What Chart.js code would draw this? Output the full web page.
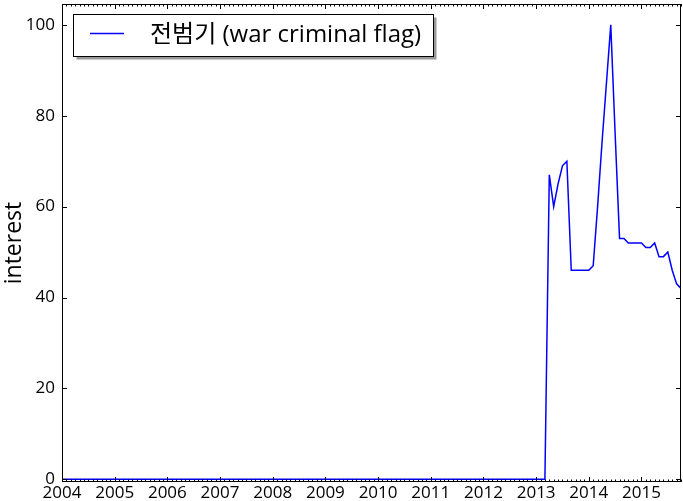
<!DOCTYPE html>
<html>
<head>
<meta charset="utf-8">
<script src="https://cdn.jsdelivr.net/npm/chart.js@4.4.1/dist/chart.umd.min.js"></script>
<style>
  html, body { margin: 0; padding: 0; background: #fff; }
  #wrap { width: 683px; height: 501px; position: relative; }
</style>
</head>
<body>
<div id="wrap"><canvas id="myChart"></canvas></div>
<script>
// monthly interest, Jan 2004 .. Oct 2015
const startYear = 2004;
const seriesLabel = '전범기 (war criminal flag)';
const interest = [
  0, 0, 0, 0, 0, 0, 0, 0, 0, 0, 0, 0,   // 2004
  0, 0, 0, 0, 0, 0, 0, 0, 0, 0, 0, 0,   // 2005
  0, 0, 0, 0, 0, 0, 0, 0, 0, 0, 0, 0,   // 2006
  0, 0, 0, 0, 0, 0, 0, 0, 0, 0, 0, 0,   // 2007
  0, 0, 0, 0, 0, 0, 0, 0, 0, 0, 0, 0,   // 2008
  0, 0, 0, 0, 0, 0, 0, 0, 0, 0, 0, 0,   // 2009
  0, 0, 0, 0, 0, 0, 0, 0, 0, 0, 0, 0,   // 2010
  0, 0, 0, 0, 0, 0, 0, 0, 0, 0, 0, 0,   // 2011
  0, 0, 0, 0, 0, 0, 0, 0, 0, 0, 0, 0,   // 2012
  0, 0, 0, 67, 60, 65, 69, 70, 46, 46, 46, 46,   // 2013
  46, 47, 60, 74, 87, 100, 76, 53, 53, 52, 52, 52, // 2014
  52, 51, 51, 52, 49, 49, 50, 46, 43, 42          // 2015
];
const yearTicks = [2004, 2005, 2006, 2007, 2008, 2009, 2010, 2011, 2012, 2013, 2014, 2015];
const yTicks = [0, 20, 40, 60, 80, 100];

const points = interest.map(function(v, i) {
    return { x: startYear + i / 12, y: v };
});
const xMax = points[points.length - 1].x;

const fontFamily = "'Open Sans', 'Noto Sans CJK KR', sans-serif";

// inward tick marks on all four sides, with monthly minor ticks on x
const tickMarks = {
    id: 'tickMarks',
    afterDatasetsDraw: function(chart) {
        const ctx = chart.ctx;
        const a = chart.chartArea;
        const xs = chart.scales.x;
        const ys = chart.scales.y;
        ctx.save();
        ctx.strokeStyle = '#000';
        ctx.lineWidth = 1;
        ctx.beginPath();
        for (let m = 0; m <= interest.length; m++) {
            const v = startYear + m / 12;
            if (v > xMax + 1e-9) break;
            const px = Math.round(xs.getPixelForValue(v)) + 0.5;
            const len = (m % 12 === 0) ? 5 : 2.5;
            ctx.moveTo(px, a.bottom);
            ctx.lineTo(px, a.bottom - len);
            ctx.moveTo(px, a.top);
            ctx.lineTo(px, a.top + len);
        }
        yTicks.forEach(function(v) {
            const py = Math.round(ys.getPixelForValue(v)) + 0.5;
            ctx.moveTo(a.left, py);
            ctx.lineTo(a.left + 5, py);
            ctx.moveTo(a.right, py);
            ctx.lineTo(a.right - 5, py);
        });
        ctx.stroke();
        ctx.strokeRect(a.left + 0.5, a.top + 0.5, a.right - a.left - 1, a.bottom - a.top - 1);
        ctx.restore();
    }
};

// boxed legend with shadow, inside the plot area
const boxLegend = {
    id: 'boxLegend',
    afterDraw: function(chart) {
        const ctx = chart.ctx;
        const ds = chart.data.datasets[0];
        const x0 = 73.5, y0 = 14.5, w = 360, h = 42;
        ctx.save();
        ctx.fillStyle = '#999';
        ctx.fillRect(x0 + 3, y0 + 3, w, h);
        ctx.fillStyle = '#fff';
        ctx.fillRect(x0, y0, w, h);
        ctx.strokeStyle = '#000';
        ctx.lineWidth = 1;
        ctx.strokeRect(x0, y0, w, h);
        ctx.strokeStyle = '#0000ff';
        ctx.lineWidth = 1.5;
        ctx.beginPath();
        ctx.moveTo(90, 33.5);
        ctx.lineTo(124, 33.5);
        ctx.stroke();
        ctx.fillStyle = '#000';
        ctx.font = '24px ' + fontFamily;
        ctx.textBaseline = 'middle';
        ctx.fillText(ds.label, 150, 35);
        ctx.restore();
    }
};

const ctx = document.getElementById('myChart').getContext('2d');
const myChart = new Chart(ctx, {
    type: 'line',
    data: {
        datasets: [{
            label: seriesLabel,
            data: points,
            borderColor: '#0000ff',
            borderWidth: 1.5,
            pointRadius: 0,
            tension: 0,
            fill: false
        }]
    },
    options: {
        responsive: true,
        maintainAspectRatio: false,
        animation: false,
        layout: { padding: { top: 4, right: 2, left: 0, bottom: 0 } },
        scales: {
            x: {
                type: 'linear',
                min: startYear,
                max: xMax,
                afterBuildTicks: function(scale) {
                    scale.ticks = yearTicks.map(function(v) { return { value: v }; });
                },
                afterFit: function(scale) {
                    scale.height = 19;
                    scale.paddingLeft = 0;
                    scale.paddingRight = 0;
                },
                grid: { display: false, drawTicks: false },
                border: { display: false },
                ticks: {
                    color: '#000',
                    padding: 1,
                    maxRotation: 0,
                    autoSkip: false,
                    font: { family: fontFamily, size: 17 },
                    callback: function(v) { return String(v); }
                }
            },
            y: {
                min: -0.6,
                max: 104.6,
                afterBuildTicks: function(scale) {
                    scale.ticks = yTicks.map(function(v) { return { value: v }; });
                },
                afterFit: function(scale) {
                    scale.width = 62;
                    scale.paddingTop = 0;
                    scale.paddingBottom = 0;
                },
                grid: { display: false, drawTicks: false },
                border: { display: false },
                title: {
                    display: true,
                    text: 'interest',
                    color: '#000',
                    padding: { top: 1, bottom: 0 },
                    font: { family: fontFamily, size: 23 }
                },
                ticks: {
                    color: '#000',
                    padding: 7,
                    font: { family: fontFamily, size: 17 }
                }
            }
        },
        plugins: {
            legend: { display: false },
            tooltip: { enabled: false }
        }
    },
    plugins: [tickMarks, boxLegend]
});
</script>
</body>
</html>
_ _ _ _
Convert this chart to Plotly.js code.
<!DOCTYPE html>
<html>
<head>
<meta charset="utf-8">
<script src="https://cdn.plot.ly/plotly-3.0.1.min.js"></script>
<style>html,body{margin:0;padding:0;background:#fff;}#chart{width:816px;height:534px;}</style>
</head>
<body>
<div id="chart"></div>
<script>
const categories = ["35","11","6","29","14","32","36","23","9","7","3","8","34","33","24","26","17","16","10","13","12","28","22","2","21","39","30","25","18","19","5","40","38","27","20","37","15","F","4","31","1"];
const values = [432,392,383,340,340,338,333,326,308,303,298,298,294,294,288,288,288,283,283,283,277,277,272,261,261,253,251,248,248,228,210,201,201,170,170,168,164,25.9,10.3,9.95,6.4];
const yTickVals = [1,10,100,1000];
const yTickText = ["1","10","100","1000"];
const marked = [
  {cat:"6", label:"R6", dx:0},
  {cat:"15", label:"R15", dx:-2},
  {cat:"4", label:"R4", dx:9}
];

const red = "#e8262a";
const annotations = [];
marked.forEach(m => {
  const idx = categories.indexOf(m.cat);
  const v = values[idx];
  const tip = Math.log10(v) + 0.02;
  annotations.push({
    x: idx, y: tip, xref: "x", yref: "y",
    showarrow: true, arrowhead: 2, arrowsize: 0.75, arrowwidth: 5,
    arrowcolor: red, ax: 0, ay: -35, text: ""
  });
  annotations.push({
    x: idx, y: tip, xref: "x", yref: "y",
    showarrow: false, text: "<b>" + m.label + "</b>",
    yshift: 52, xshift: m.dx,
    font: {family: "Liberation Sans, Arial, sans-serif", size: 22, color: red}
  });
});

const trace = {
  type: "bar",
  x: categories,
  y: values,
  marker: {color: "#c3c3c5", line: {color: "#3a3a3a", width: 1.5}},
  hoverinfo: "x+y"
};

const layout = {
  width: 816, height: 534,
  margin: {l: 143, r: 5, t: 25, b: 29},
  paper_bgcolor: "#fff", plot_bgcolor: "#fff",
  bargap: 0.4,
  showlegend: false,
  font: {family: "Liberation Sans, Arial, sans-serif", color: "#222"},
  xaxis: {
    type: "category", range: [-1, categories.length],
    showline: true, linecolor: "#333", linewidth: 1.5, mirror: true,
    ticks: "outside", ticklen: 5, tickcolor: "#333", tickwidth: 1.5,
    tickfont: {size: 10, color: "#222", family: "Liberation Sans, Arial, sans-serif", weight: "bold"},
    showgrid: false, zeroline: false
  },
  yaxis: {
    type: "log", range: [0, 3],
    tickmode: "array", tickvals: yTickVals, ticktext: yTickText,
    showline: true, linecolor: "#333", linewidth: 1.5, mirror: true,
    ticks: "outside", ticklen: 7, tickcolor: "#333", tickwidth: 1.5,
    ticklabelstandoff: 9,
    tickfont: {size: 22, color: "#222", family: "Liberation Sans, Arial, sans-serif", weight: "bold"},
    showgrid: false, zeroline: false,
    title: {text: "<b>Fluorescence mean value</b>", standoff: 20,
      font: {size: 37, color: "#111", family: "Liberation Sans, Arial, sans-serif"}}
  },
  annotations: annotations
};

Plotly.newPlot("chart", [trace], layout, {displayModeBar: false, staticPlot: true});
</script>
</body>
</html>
_ _ _ _
Job
Show, from the listing above, each line that contains the word "code".

Response to this task
What Chart.js code would draw this? Output the full web page.
Convert this chart to Plotly.js code.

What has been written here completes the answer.